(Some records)
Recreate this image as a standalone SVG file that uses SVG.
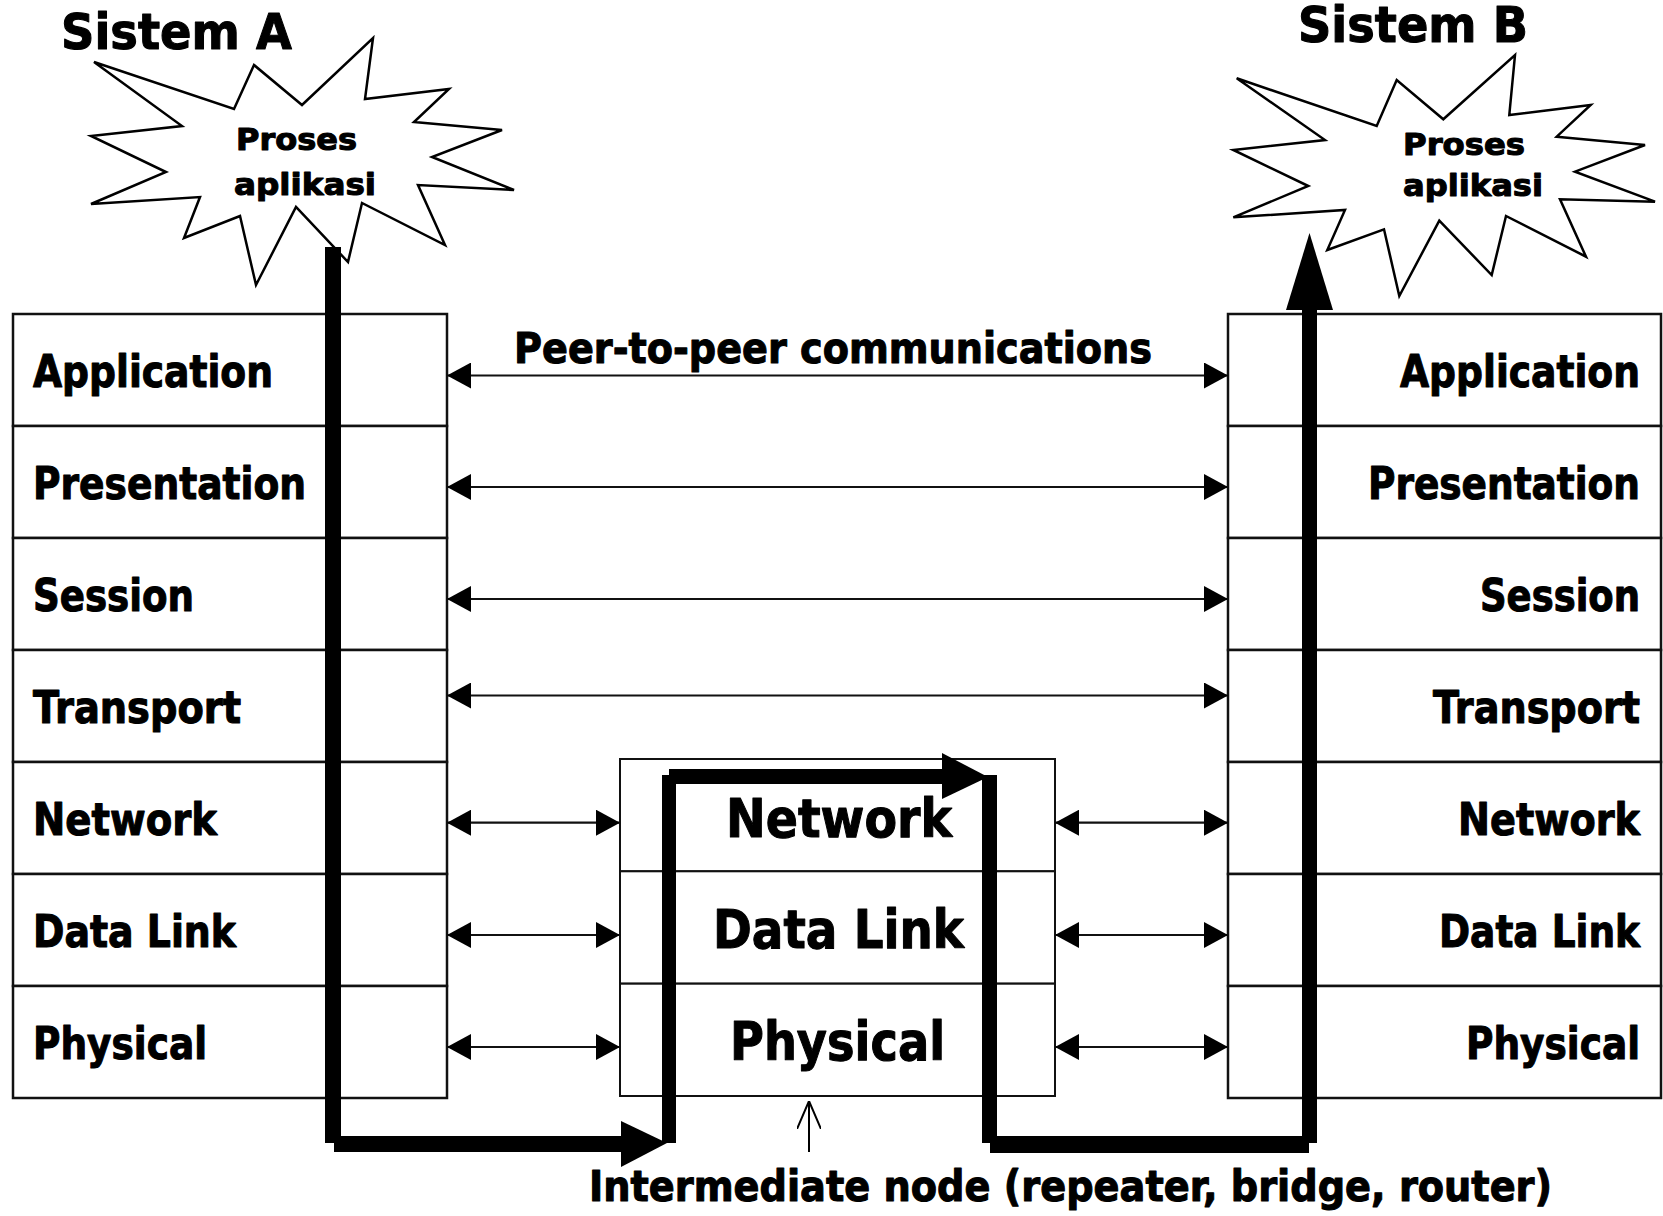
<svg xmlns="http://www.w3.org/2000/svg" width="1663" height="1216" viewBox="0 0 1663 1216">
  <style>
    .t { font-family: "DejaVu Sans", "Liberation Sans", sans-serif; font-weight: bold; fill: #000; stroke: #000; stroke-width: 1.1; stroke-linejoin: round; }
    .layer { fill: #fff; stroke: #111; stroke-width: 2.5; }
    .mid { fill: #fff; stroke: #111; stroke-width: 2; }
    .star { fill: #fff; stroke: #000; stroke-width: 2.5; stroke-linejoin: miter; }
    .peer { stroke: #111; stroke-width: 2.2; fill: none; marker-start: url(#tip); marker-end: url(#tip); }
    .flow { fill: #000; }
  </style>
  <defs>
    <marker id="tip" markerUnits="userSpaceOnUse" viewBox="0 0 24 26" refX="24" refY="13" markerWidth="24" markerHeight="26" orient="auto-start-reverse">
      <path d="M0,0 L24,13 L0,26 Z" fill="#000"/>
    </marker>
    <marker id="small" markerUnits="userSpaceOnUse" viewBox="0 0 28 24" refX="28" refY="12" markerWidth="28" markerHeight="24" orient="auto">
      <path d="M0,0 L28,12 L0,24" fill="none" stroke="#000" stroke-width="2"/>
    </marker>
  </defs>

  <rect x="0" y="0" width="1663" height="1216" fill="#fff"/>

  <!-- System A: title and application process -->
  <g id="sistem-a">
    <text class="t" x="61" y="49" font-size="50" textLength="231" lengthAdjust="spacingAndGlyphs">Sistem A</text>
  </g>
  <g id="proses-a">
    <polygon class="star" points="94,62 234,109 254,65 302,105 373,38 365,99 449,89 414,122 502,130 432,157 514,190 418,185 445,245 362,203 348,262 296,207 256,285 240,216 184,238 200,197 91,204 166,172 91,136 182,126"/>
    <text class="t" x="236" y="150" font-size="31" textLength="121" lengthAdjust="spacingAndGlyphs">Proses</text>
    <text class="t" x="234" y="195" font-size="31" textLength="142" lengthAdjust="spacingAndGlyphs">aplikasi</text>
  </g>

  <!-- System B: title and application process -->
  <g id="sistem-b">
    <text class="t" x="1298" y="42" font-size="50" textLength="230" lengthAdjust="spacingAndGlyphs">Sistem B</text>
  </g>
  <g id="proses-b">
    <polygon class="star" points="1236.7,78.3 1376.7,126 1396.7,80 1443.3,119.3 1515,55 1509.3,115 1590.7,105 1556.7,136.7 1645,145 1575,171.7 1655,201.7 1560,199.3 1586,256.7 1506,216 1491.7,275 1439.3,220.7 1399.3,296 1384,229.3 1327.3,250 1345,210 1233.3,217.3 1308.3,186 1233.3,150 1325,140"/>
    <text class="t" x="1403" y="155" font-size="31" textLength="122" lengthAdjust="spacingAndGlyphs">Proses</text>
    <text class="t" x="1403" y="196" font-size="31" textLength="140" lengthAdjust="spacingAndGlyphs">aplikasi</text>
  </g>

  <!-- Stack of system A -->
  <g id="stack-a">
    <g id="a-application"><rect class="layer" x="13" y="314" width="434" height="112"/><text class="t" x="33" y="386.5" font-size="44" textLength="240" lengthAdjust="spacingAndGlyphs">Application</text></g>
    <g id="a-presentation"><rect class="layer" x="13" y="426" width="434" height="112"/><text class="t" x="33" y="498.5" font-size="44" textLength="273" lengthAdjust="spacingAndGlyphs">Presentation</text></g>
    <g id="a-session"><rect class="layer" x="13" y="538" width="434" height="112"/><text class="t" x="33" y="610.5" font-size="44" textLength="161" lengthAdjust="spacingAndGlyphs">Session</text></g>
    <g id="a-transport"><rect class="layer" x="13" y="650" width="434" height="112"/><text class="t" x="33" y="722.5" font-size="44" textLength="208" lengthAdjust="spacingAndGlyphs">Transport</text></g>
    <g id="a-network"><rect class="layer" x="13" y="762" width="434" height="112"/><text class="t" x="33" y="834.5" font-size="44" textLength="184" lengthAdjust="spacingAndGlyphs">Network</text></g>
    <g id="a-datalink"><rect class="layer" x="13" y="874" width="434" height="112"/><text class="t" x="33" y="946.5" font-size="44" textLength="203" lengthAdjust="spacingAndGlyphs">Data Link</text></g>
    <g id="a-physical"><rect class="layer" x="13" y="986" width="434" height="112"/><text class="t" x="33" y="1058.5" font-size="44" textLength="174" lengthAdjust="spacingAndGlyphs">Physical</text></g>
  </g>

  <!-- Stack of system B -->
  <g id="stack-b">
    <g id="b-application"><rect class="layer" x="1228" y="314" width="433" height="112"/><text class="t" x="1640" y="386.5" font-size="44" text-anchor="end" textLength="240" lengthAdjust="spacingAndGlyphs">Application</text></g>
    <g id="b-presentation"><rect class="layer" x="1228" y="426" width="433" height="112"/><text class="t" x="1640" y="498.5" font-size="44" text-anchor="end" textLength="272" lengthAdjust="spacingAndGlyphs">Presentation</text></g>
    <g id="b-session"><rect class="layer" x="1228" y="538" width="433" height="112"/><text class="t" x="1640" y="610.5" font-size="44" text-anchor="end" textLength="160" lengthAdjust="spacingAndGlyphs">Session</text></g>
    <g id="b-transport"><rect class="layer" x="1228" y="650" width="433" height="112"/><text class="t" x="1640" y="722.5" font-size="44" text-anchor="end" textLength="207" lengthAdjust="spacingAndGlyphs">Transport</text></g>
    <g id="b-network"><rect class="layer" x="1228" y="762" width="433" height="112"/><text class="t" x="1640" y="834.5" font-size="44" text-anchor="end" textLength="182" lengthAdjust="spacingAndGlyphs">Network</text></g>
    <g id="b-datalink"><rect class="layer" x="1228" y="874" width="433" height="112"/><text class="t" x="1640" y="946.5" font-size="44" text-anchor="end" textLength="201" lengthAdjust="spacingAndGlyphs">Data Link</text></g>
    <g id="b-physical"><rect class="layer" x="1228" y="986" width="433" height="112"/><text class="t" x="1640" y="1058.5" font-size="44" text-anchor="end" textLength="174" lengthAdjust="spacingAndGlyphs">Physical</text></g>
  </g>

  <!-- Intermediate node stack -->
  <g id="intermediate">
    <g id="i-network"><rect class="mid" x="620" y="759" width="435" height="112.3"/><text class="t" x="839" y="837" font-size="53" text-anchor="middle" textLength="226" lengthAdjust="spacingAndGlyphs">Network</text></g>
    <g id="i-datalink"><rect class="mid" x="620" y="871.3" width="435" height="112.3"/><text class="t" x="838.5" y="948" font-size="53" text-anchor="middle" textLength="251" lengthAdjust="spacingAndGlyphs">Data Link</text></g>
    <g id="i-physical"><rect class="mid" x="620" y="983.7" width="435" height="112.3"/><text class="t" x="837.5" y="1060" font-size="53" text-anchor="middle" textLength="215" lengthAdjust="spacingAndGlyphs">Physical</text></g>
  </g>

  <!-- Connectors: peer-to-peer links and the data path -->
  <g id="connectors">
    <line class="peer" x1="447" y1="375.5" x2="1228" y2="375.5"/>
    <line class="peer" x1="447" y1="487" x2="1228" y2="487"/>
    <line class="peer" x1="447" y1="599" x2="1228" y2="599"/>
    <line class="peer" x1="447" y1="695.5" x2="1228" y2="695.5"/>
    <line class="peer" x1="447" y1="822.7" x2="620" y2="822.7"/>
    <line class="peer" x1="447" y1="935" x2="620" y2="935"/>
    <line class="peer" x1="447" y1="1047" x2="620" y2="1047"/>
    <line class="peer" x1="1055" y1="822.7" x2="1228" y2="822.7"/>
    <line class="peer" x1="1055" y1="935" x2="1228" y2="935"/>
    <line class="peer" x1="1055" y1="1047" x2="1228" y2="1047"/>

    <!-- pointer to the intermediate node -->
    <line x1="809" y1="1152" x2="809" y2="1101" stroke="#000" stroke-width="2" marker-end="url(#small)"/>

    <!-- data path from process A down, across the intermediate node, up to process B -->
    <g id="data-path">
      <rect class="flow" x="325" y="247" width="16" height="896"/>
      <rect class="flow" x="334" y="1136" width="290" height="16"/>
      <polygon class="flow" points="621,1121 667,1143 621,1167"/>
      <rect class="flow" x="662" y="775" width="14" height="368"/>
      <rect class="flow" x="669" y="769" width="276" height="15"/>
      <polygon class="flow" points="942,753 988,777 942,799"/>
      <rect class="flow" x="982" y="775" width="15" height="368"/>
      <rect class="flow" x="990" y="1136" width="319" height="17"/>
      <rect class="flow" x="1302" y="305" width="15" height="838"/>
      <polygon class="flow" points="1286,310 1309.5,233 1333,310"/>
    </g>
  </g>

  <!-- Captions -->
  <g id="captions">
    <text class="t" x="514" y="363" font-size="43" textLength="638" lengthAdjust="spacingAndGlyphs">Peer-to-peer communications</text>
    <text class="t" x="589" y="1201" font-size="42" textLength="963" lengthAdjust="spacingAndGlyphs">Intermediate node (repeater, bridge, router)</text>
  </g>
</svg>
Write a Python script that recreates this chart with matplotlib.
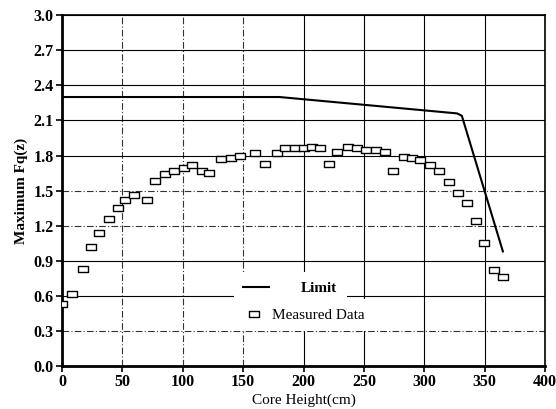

§ REQUIREMENTS: Filter out all lines lacking the word "that" and copy the rest.

§ ANSWER:
Recreate this image as a standalone SVG file that uses SVG.
Write a Python script that recreates this chart with matplotlib.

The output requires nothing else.